Where does kitchen kidding leave off and hard-core adultery begin? This movie's refreshing answer: never — not if you were born too soon to join an activist cell in the sexual revolution.

The two couples who decide to share a house on Martha's Vineyard one horribly rainy summer are, like a lot of other people in their 30s, anxious not to be considered square. After all, they see the same swingy plays and movies as everyone else; they read the same magazine articles earnestly explaining how the multitudes have abandoned the old taboos. So one from Column A (Carmine Ciardi) and one from Column B (Lynne Lipton) feel a certain social obligation to try mate swapping.

Their spouses (Cynthia Harris and Andrew Duncan) are more hang-backish — or hung-uppish.

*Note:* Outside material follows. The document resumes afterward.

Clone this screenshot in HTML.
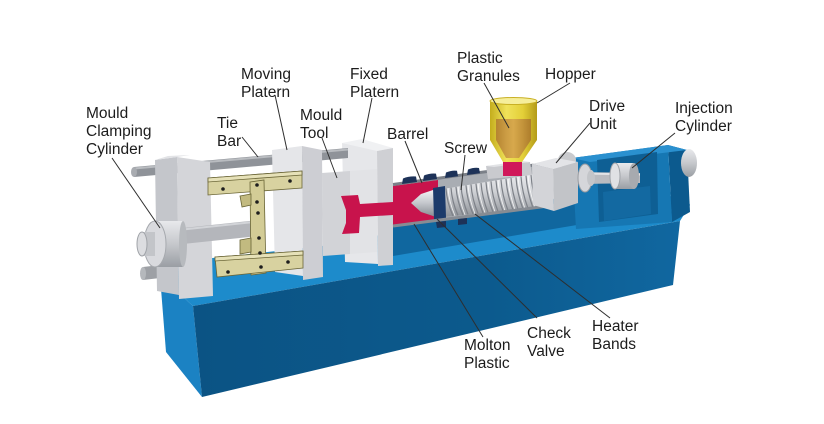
<!DOCTYPE html>
<html>
<head>
<meta charset="utf-8">
<style>
html,body{margin:0;padding:0;background:#ffffff;}
svg{display:block;}
text{font-family:"Liberation Sans",Arial,sans-serif;font-size:15.5px;fill:#1c1c1c;}
</style>
</head>
<body>
<svg width="824" height="424" viewBox="0 0 824 424" xmlns="http://www.w3.org/2000/svg">
<defs>
  <linearGradient id="gFront" x1="0" y1="0" x2="1" y2="0">
    <stop offset="0" stop-color="#0b5384"/>
    <stop offset="0.6" stop-color="#0c5a8d"/>
    <stop offset="1" stop-color="#1067a0"/>
  </linearGradient>
  <linearGradient id="gScrew" x1="0" y1="0" x2="0" y2="1">
    <stop offset="0" stop-color="#eeeff2"/>
    <stop offset="0.45" stop-color="#cfd1d5"/>
    <stop offset="1" stop-color="#8e9298"/>
  </linearGradient>
  <linearGradient id="gSilver" x1="0" y1="0" x2="0" y2="1">
    <stop offset="0" stop-color="#f6f6f8"/>
    <stop offset="0.5" stop-color="#c4c7cc"/>
    <stop offset="1" stop-color="#858a91"/>
  </linearGradient>
  <linearGradient id="gHop" x1="0" y1="0" x2="1" y2="0">
    <stop offset="0" stop-color="#c4ad1c"/>
    <stop offset="0.35" stop-color="#f0e25a"/>
    <stop offset="0.7" stop-color="#e3cf38"/>
    <stop offset="1" stop-color="#b39a18"/>
  </linearGradient>
  <linearGradient id="gGran" x1="0" y1="0" x2="1" y2="0">
    <stop offset="0" stop-color="#b07a30"/>
    <stop offset="0.5" stop-color="#d4a04c"/>
    <stop offset="1" stop-color="#a9742c"/>
  </linearGradient>
  <linearGradient id="gCap" x1="0" y1="0" x2="0" y2="1">
    <stop offset="0" stop-color="#e8e9ec"/>
    <stop offset="0.5" stop-color="#c6c8cc"/>
    <stop offset="1" stop-color="#9a9ea4"/>
  </linearGradient>
</defs>

<!-- ===== BASE ===== -->
<polygon points="160,276 193,306 202,397 166,352" fill="#1b82c3"/>
<polygon points="160,276 176,262 340,244 393,232 560,200 686,196 690,205 680,221 193,306" fill="#1d8bcb"/>
<polygon points="380,224 560,198 686,196 683,207 393,256 380,259" fill="#10679f"/>
<polygon points="193,306 680,221 673,285 202,397" fill="url(#gFront)"/>

<!-- ===== INJECTION HOUSING (right) ===== -->
<polygon points="668,145 687,150 690,212 672,222" fill="#0c5a8e"/>
<polygon points="572,158 668,145 672,222 576,229" fill="#1677b3"/>
<polygon points="572,158 668,145 687,150 590,162" fill="#2a90cf"/>
<polygon points="597,160 657,152 658,214 599,222" fill="#0e5f94"/>
<polygon points="603,192 650,186 651,214 604,221" fill="#1369a1"/>
<ellipse cx="689" cy="163" rx="8" ry="14" fill="url(#gCap)"/>

<!-- ===== FIXED PLATEN ===== -->
<polygon points="342,143 377,150 378,264 345,262" fill="#e6e7ea"/>
<polygon points="342,143 362,139 393,148 377,151" fill="#f0f1f3"/>
<polygon points="377,151 393,148 393,265 378,266" fill="#cfd0d4"/>

<!-- ===== TOP TIE BAR ===== -->
<polygon points="134,167 348,148 348,158 134,177" fill="#8f9399"/>
<line x1="134" y1="168.5" x2="348" y2="149.5" stroke="#b9bcc0" stroke-width="2"/>
<ellipse cx="134" cy="172" rx="3" ry="5" fill="#a9acb1"/>
<!-- lower tie bar stub -->
<polygon points="143,267 160,265 160,278 143,280" fill="#9da0a5"/>
<ellipse cx="143" cy="273.5" rx="3" ry="6.5" fill="#b5b8bc"/>

<!-- ===== LEFT PLATEN ===== -->
<polygon points="155,160 177,157 179,295 157,291" fill="#c4c6cb"/>
<polygon points="177,157 210,162 213,296 179,299" fill="#d4d5d9"/>
<polygon points="155,160 168,156 190,155 177,157" fill="#e2e3e6"/>

<!-- ===== MOVING PLATEN ===== -->
<polygon points="272,150 302,146 303,276 275,272" fill="#e5e6e9"/>
<polygon points="302,146 322,150 323,277 303,280" fill="#cdced3"/>

<!-- ===== MOULD TOOL ===== -->
<polygon points="322,173 350,171 350,254 323,256" fill="#d2d3d7"/>
<polygon points="350,171 377,169 377,252 350,254" fill="#e2e3e6"/>
<!-- red cavity + runner -->
<path d="M341,196 L358,195 L360,204 L393,202 L393,215 L360,217 L359,233 L342,234 L346,223 L346,210 Z" fill="#c8134c"/>

<!-- ===== PISTON ROD ===== -->
<polygon points="183,228 258,220 258,236 183,244" fill="#b4b6bb"/>
<line x1="183" y1="229.5" x2="258" y2="221.5" stroke="#d2d4d8" stroke-width="2"/>

<!-- ===== CLAMP CYLINDER ===== -->
<rect x="155" y="221" width="28" height="46" fill="url(#gCap)"/>
<ellipse cx="183" cy="244" rx="4" ry="23" fill="#b7babe"/>
<ellipse cx="155" cy="244" rx="11" ry="23" fill="#d9dade" stroke="#a6a9ae" stroke-width="1"/>
<rect x="142" y="232" width="13" height="24" fill="#c3c5c9"/>
<ellipse cx="142" cy="244" rx="5" ry="12" fill="#dcdde0" stroke="#a0a3a8" stroke-width="1"/>

<!-- ===== TOGGLE LINKAGE ===== -->
<g stroke="#6a6536" stroke-width="0.8">
  <polygon points="208,178 302,171 302,188 208,195" fill="#d8d2a0"/>
  <polygon points="208,178 302,171 302,175 208,182" fill="#e6e1b8"/>
  <polygon points="250,182 264,180 266,273 251,275" fill="#d3cc96"/>
  <polygon points="215,257 303,251 303,268 217,277" fill="#d8d2a0"/>
  <polygon points="215,257 303,251 303,255 215,261" fill="#e6e1b8"/>
  <polygon points="240,196 251,194 251,205 242,207" fill="#c2ba80"/>
  <polygon points="240,240 251,238 251,252 240,254" fill="#c2ba80"/>
</g>
<g fill="#1e1e1e">
  <circle cx="223" cy="189" r="1.8"/>
  <circle cx="257" cy="185" r="1.8"/>
  <circle cx="290" cy="181" r="1.8"/>
  <circle cx="257" cy="202" r="1.8"/>
  <circle cx="258" cy="213" r="1.8"/>
  <circle cx="259" cy="238" r="1.8"/>
  <circle cx="260" cy="253" r="1.8"/>
  <circle cx="261" cy="267" r="1.8"/>
  <circle cx="228" cy="272" r="1.8"/>
  <circle cx="288" cy="262" r="1.8"/>
</g>

<!-- ===== BARREL ===== -->
<polygon points="393,185 553,163 553,206 393,226" fill="#a9adb3"/>
<polygon points="393,186 438,180 438,220 393,225" fill="#c8134c"/>
<polygon points="443,189 553,171 553,206 443,217" fill="url(#gScrew)"/>
<path fill="none" stroke="#7d8188" stroke-width="1.2" d="
M446,188.5 Q447,203 453,216 M451,187.7 Q452,202 458,215.5 M456,186.9 Q457,201 463,215
M461,186.1 Q462,200 468,214.5 M466,185.3 Q467,200 473,214 M471,184.5 Q472,199 478,213.5
M476,183.7 Q477,198 483,213 M481,182.9 Q482,197 488,212.5 M486,182.1 Q487,197 493,212
M491,181.3 Q492,196 498,211.5 M496,180.5 Q497,195 503,211 M501,179.7 Q502,195 508,210.5
M506,178.9 Q507,194 513,210 M511,178.1 Q512,193 518,209.5 M516,177.3 Q517,193 523,209
M521,176.5 Q522,192 528,208.5 M526,175.7 Q527,191 533,208 M531,174.9 Q532,191 538,207.5
M536,174.1 Q537,190 543,207 M541,173.3 Q542,189 548,206.5 M546,172.5 Q547,189 553,206"/>
<path fill="none" stroke="#ffffff" stroke-width="0.9" opacity="0.8" d="
M448,188.2 Q449,202 455,215.8 M458,186.6 Q459,200 465,214.8 M468,185 Q469,199 475,213.8
M478,183.4 Q479,197 485,212.8 M488,181.8 Q489,196 495,211.8 M498,180.2 Q499,194 505,210.8
M508,178.6 Q509,193 515,209.8 M518,177 Q519,192 525,208.8 M528,175.4 Q529,190 535,207.8
M538,173.8 Q539,189 545,206.8"/>
<!-- nozzle tip -->
<polygon points="411,203 421,194 436,189 436,217 421,212" fill="url(#gSilver)"/>
<!-- check valve ring -->
<polygon points="433,188 445,186 446,218 434,220" fill="#1c3b6b"/>
<!-- barrel edges -->
<line x1="393" y1="184.5" x2="556" y2="162" stroke="#7b8088" stroke-width="3"/>
<line x1="393" y1="226" x2="556" y2="205" stroke="#878c93" stroke-width="3"/>
<!-- heater bands -->
<g fill="#1d3258">
  <path d="M402,184 L403,178.5 Q409,176 416,176.5 L417,182 Z"/>
  <path d="M423,181 L424,175.5 Q430,173 436,173.6 L437,179 Z"/>
  <path d="M445,178 L446,172.5 Q452,170 457,170.8 L458,176.2 Z"/>
  <path d="M467,175 L468,169.5 Q474,167.2 479,168 L480,173.2 Z"/>
  <path d="M436,222 L446,221 L446,227 L437,228 Z"/>
  <path d="M458,219 L467,218 L467,224 L458,225 Z"/>
</g>

<!-- ===== HOPPER ===== -->
<polygon points="486,166 530,162 532,175 488,179" fill="#c9cace"/>
<polygon points="486,166 522,161 530,162 494,167" fill="#e2e3e6"/>
<rect x="503" y="158" width="19" height="18" fill="#d0185a"/>
<polygon points="490,140 537,140 522,162 503,162" fill="url(#gHop)"/>
<rect x="490" y="101" width="47" height="39" fill="url(#gHop)"/>
<polygon points="496,119 531,119 531,140 519,158 506,158 496,140" fill="url(#gGran)" opacity="0.85"/>
<ellipse cx="513.5" cy="101" rx="23.5" ry="3.5" fill="#f6ee9a" stroke="#c9b024" stroke-width="1"/>

<!-- ===== DRIVE UNIT ===== -->
<ellipse cx="567" cy="160" rx="9" ry="8" fill="#c9cacd"/>
<polygon points="532,164 556,158 578,162 553,169" fill="#e3e4e7"/>
<polygon points="532,164 553,169 554,211 533,205" fill="#d3d4d8"/>
<polygon points="553,169 578,162 578,203 554,211" fill="#c2c4c8"/>

<!-- ===== INJECTION ROD ===== -->
<polygon points="580,172 640,173 640,183 580,184" fill="#b9bbc0"/>
<line x1="580" y1="173.5" x2="640" y2="174.5" stroke="#e2e3e6" stroke-width="2"/>
<ellipse cx="585" cy="178" rx="7" ry="14" fill="#d5d6da" stroke="#9a9ca1" stroke-width="1"/>
<ellipse cx="591" cy="178" rx="4" ry="8" fill="#c3c5c9"/>
<rect x="615" y="163" width="19" height="26" fill="url(#gCap)"/>
<ellipse cx="634" cy="176" rx="5" ry="13" fill="#a7aaaf"/>
<ellipse cx="615" cy="176" rx="5" ry="13" fill="#e0e1e4" stroke="#a0a3a8" stroke-width="1"/>

<!-- ===== LEADER LINES ===== -->
<g stroke="#2e2e2e" stroke-width="1" fill="none">
  <line x1="112" y1="158" x2="160" y2="228"/>
  <line x1="242" y1="137" x2="258" y2="157"/>
  <line x1="275" y1="95" x2="287" y2="150"/>
  <line x1="322" y1="138" x2="337" y2="178"/>
  <line x1="372" y1="98" x2="363" y2="143"/>
  <line x1="405" y1="141" x2="422" y2="183"/>
  <line x1="465" y1="155" x2="461" y2="190"/>
  <line x1="484" y1="83" x2="509" y2="128"/>
  <line x1="570" y1="83" x2="537" y2="103"/>
  <line x1="590" y1="123" x2="556" y2="163"/>
  <line x1="675" y1="133" x2="632" y2="168"/>
  <line x1="483" y1="337" x2="414" y2="224"/>
  <line x1="537" y1="318" x2="437" y2="219"/>
  <line x1="610" y1="318" x2="475" y2="214"/>
</g>

<!-- ===== LABELS ===== -->
<text x="86" y="118">Mould</text>
<text x="86" y="136">Clamping</text>
<text x="86" y="154">Cylinder</text>
<text x="217" y="128">Tie</text>
<text x="217" y="146">Bar</text>
<text x="241" y="79">Moving</text>
<text x="241" y="97">Platern</text>
<text x="300" y="120">Mould</text>
<text x="300" y="138">Tool</text>
<text x="350" y="79">Fixed</text>
<text x="350" y="97">Platern</text>
<text x="387" y="139">Barrel</text>
<text x="444" y="153">Screw</text>
<text x="457" y="63">Plastic</text>
<text x="457" y="81">Granules</text>
<text x="545" y="79">Hopper</text>
<text x="589" y="111">Drive</text>
<text x="589" y="129">Unit</text>
<text x="675" y="113">Injection</text>
<text x="675" y="131">Cylinder</text>
<text x="464" y="350">Molton</text>
<text x="464" y="368">Plastic</text>
<text x="527" y="338">Check</text>
<text x="527" y="356">Valve</text>
<text x="592" y="331">Heater</text>
<text x="592" y="349">Bands</text>
</svg>
</body>
</html>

But it is Lynne Lipton who precipitates the movie's sketch-sized dramatic crisis. How, she inquires, can she have an affair with a man whose wife has been such a good sport about losing at strip hide-and-go-seek? Ciardi sulks, then has a mystical experience in which one of the heavenly host informs him that, up there, adultery ranks with crimes like parking in a loading zone. Thus reassured, the couple almost manages to do the fashionable thing — only to be defeated by guilt and one of those summer-house couches you cannot even sit on comfortably.

Writer Greenburg is a good-natured humorist whose essays and novels (How to Be a Jewish Mother, Scoring) have demonstrated a shrewd and compassionate eye for the frets and frustrations of middlebrow, middle-class urban America. His first film script is a similarly gentle, knowing throwaway. Director McCarty is careful to make no big deal of it, and his quartet of players is attractively fumble-thumbed in their efforts to have their decorum and shed it too. I Could Never may be the least important — certainly the least pretentious — movie of the year. But it is far from the least amusing. · R.S.